The research on mice, led by UCI biomedical engineering professor Gregory Brewer, provides the first evidence that circadian rhythm-altering sleep disruptions similar to jet lag promote memory problems and chemical alterations in the brain.
Clinical application of this finding may lead to more emphasis on managing the sleep habits of people at risk for Alzheimer’s disease and those with mild cognitive impairment. Study results appear online in the Journal of Alzheimer’s Disease.
People with Alzheimer’s often have problems with sleeping or may experience changes in their slumber schedule. Scientists do not completely understand why these disturbances occur.
“The issue is whether poor sleep accelerates the development of Alzheimer’s disease or vice versa,” said Brewer, who’s affiliated with UCI’s Institute for Memory Impairments and Neurological Disorders. “It’s a chicken-or-egg dilemma, but our research points to disruption of sleep as the accelerator of memory loss.”
In order to examine the link between learning and memory and circadian disturbances, his team altered normal light-dark patterns with an eight-hour shortening of the dark period every three days for young mouse models of Alzheimer’s disease and normal mice.
The resulting jet lag greatly reduced activity in both sets of mice, and the researchers found that in water maze tests, the AD mouse models had significant learning impairments absent in the AD mouse models not exposed to light-dark variations and in normal mice with jet lag.
In follow-up tissue studies, they saw that jet lag caused a decrease in glutathione levels in the brain cells of all the mice. But these levels were much lower in the AD mouse models and corresponded to poor performance in the water maze tests. Glutathione is a major antioxidant that helps prevent damage to essential cellular components.

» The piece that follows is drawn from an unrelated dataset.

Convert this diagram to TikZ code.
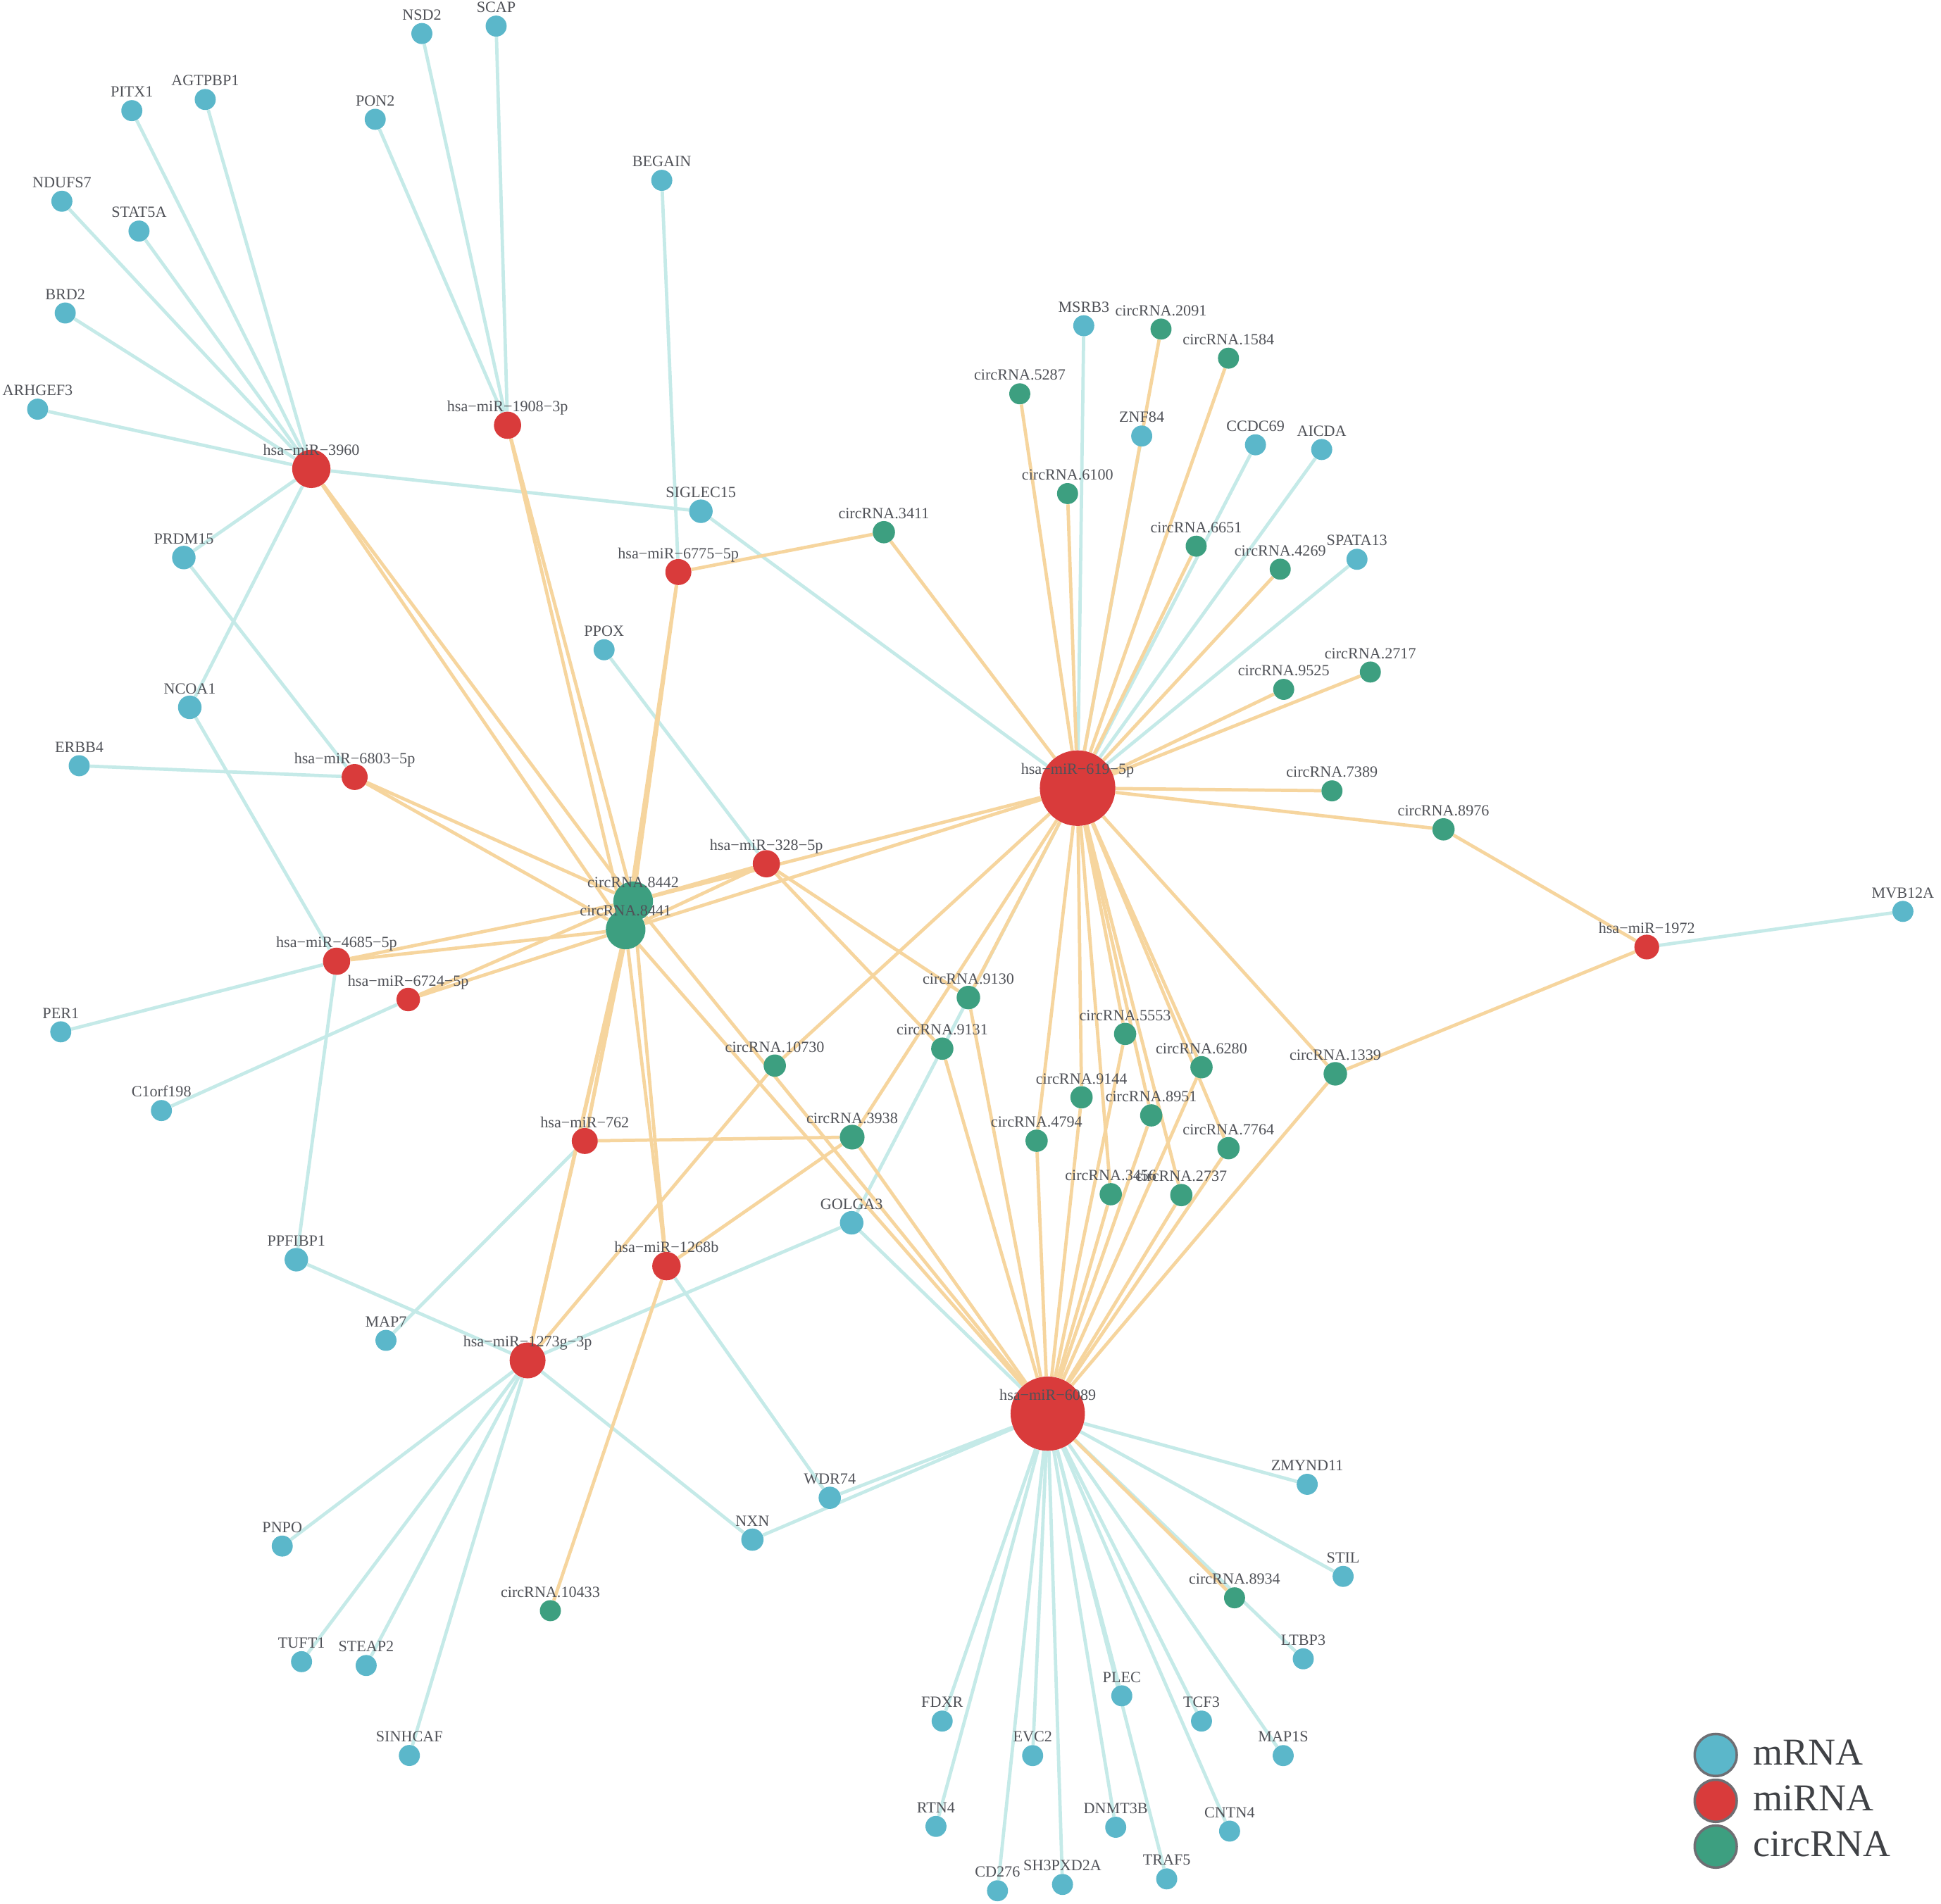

Glutathione deficiencies produce redox changes in brain cells. Redox reactions involve the transfer of electrons, which leads to alterations in the oxidation state of atoms and may affect brain metabolism and inflammation.
Brewer pointed to the accelerated oxidative stress as a vital component in Alzheimer’s-related learning and memory loss and noted that potential drug treatments could target these changes in redox reactions.
“This study suggests that clinicians and caregivers should add good sleep habits to regular exercise and a healthy diet to maximize good memory,” he said.
Kelsey LeVault and Shelley Tischkau of the Southern Illinois University School of Medicine contributed to the research, which received support from the National Institutes of Health (grant R01 AG032431).